I had a similar experience with the swarm I just housed. My swarm was smaller and the queen was not laying after a week. I used a hive tool on her, created a honey flow with syrup and gave them a new commercial queen.

I frequently put the queen cage on the top frames of the hive and watch to see how they react to her. If they: swarm over the cage in large numbers, bite at the wire, try to get their stingers into it; I do not leave it in the hive. When the workers act relaxed and try to feed and groom her and her buddies I either just let her out over some brood frames or soften the candy and let them release her.

If after a couple of days they still do not seem to want her I pull 3-4 frames of brood and young nurse bees from my busier hives. I put a screen or Dual Screen divider on top of the swarm hive and place the 3-4 brood frames over it, filling the rest of the super with foundation or comb.  
This basically makes a young nuc over the swarm. Young nurse bees usually accept queens easily within a day of being over the queenless swarm.

I have one of those young nucs over a split that did not want their new queen in my apiary. Tomorrow I will: pull the nuc and screen off the split, place a sheet of newspaper over the top of the split, and place my young nuc on top of the newspaper. The bees will slowly chew through the paper gradually uniting into one happy, queened hive. A queen laying eggs with nurse bees to protect her is about as safe as she can be.

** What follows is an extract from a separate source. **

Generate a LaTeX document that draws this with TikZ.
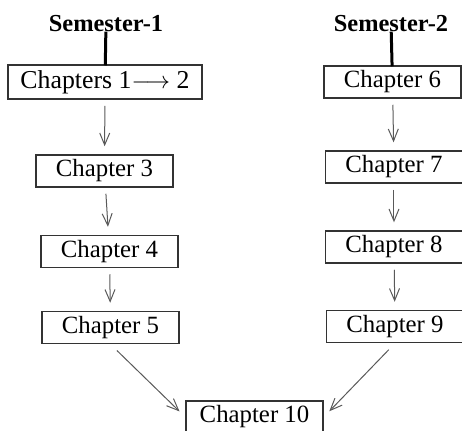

The nuc introduction method involves some labor but it is one of the safest ways to get a new queen into a hive. Many queens get killed when  queen cages are just shoved in and left.

Good luck!

TJ:
I think I will try your young nuc over the colony method. It sounds very logical. Will the new Queens pheremone be able to reverse or suppress any laying workers? Would these older workers ever accept the new Queen once they have gone bad? Maybe I should just keep the seperating screen in until all the old, cranky bees have died off.  If I have older workers coming in the bottom with nectar, will they pass it through the screen to the younger colony above it? I love the theory of it. The older swarm, which is huge, can feed the growing nuc above, but they can't get at the Queen. At some point in time the swarm below will be smaller than the nuc above, and by then they should all "know" one another and can be combined. I'm going for it.

Finman:

--- Quote from: Lupus ---

I frequently put the queen cage on the top frames of the hive and watch to see how they react to her. If they: swarm over the cage in large numbers, bite at the wire, try to get their stingers into it; I do not leave it in the hive. When the workers act relaxed and try to feed and groom her and her buddies I either just let her out over some brood frames or soften the candy and let them release her.

 pull the nuc and screen off the split, place a sheet of newspaper over the top of the split, and place my young nuc on top of the newspaper. The bees will slowly chew through the paper gradually uniting into one happy, queened hive. A queen laying eggs with nurse bees to protect her is about as safe as she can be.

Good luck!
--- End quote ---


That is my favorite methods too. Laborous but sure.